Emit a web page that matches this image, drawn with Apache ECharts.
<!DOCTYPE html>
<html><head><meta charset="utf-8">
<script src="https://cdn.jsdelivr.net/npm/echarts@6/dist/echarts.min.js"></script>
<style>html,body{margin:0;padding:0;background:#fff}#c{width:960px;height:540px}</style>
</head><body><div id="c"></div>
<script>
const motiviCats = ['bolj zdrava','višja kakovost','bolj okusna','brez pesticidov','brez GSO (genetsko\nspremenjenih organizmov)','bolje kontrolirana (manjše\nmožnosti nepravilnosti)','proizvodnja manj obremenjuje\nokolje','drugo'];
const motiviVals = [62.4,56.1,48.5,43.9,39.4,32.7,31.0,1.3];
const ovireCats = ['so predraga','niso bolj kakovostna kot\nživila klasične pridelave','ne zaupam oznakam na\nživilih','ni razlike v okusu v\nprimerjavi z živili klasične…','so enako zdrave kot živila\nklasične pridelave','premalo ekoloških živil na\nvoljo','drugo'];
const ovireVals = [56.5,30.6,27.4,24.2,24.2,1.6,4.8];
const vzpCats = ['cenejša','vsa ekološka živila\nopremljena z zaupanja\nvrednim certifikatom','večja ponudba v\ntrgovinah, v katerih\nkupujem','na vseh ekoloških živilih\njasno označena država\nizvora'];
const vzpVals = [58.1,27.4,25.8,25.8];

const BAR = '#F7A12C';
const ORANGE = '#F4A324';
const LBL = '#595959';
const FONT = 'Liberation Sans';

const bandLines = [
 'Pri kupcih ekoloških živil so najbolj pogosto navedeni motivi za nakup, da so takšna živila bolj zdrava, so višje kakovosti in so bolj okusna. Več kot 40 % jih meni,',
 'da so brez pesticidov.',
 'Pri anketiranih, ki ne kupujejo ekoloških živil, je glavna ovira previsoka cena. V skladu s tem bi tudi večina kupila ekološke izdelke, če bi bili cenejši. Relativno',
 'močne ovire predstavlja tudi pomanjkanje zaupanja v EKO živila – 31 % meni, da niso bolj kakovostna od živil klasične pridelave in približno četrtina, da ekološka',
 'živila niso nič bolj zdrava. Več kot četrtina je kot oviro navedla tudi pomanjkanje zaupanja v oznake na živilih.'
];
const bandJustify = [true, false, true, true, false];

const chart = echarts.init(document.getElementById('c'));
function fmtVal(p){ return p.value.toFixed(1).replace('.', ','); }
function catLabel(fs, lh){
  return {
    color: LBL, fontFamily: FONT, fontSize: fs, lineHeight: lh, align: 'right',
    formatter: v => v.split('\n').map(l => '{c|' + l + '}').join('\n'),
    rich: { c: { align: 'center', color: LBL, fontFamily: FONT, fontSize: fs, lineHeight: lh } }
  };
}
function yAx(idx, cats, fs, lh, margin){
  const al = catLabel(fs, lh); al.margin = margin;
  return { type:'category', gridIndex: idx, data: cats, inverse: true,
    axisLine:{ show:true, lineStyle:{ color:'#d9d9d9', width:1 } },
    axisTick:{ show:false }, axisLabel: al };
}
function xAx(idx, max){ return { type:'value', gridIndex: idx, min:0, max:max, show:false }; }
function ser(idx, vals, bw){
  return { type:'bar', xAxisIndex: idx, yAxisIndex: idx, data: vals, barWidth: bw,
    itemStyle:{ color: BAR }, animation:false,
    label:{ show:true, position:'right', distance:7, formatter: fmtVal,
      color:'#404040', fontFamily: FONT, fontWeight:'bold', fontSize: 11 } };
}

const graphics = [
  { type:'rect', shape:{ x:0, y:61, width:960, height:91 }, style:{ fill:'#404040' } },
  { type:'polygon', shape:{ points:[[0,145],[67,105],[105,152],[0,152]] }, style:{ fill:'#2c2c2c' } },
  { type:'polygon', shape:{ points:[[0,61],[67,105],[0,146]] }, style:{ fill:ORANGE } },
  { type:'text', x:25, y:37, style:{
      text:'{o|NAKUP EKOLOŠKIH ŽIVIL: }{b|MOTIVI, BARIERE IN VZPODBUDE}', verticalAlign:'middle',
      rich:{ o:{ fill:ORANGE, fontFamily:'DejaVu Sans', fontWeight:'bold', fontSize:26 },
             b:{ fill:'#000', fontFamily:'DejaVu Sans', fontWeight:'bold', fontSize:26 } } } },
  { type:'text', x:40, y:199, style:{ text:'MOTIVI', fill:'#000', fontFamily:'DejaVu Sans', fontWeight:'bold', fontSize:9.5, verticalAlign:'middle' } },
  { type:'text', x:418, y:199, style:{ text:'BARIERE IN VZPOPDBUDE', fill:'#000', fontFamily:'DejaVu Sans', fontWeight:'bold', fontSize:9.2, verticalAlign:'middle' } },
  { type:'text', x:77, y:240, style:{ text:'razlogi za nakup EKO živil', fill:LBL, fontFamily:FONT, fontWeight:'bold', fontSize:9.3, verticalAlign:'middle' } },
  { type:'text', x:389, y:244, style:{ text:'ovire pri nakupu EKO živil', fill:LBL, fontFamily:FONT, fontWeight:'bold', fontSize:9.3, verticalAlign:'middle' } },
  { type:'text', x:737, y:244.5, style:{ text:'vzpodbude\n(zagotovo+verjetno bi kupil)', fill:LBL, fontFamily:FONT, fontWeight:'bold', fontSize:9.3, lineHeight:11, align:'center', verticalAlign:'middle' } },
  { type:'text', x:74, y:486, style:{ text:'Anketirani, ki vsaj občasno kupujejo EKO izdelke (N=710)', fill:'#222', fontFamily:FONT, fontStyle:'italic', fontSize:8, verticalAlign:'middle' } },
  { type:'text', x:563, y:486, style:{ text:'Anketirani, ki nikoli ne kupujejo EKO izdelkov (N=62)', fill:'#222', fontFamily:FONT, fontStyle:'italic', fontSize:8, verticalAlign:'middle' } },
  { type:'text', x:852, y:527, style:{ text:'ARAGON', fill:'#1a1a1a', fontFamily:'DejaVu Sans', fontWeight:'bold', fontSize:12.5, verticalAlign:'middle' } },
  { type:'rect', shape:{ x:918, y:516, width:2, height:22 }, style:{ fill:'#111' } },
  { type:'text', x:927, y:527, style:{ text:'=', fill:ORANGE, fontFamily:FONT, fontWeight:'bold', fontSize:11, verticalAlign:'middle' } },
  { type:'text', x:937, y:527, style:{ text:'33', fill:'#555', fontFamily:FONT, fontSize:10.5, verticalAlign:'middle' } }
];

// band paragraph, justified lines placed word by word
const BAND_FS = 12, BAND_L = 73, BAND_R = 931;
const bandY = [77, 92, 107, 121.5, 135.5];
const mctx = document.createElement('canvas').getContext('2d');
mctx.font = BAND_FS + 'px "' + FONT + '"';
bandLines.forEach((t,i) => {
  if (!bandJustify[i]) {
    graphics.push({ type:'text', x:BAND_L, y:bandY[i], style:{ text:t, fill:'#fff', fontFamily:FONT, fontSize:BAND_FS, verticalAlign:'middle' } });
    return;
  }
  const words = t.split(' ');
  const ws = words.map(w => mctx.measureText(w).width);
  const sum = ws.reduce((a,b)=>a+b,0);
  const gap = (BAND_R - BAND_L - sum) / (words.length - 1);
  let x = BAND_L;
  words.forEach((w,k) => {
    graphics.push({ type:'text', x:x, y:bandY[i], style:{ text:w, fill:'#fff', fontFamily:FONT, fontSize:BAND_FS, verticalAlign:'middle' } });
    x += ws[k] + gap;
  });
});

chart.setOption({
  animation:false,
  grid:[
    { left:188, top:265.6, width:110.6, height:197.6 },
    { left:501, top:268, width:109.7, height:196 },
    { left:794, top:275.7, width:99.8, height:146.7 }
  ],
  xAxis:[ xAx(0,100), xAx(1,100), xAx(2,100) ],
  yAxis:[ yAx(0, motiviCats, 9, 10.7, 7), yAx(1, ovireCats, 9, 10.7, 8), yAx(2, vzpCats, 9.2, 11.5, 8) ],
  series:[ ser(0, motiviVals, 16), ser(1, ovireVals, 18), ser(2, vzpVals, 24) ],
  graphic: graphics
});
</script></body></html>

------------------------------------

■ Prompt
Emit, unaltered, the lines from the top of the listing down through the line that holds "const FONT = 'Liberation Sans';"; emit nothing else.

■ Reply to the exercise
Emit a web page that matches this image, drawn with Apache ECharts.
<!DOCTYPE html>
<html><head><meta charset="utf-8">
<script src="https://cdn.jsdelivr.net/npm/echarts@6/dist/echarts.min.js"></script>
<style>html,body{margin:0;padding:0;background:#fff}#c{width:960px;height:540px}</style>
</head><body><div id="c"></div>
<script>
const motiviCats = ['bolj zdrava','višja kakovost','bolj okusna','brez pesticidov','brez GSO (genetsko\nspremenjenih organizmov)','bolje kontrolirana (manjše\nmožnosti nepravilnosti)','proizvodnja manj obremenjuje\nokolje','drugo'];
const motiviVals = [62.4,56.1,48.5,43.9,39.4,32.7,31.0,1.3];
const ovireCats = ['so predraga','niso bolj kakovostna kot\nživila klasične pridelave','ne zaupam oznakam na\nživilih','ni razlike v okusu v\nprimerjavi z živili klasične…','so enako zdrave kot živila\nklasične pridelave','premalo ekoloških živil na\nvoljo','drugo'];
const ovireVals = [56.5,30.6,27.4,24.2,24.2,1.6,4.8];
const vzpCats = ['cenejša','vsa ekološka živila\nopremljena z zaupanja\nvrednim certifikatom','večja ponudba v\ntrgovinah, v katerih\nkupujem','na vseh ekoloških živilih\njasno označena država\nizvora'];
const vzpVals = [58.1,27.4,25.8,25.8];

const BAR = '#F7A12C';
const ORANGE = '#F4A324';
const LBL = '#595959';
const FONT = 'Liberation Sans';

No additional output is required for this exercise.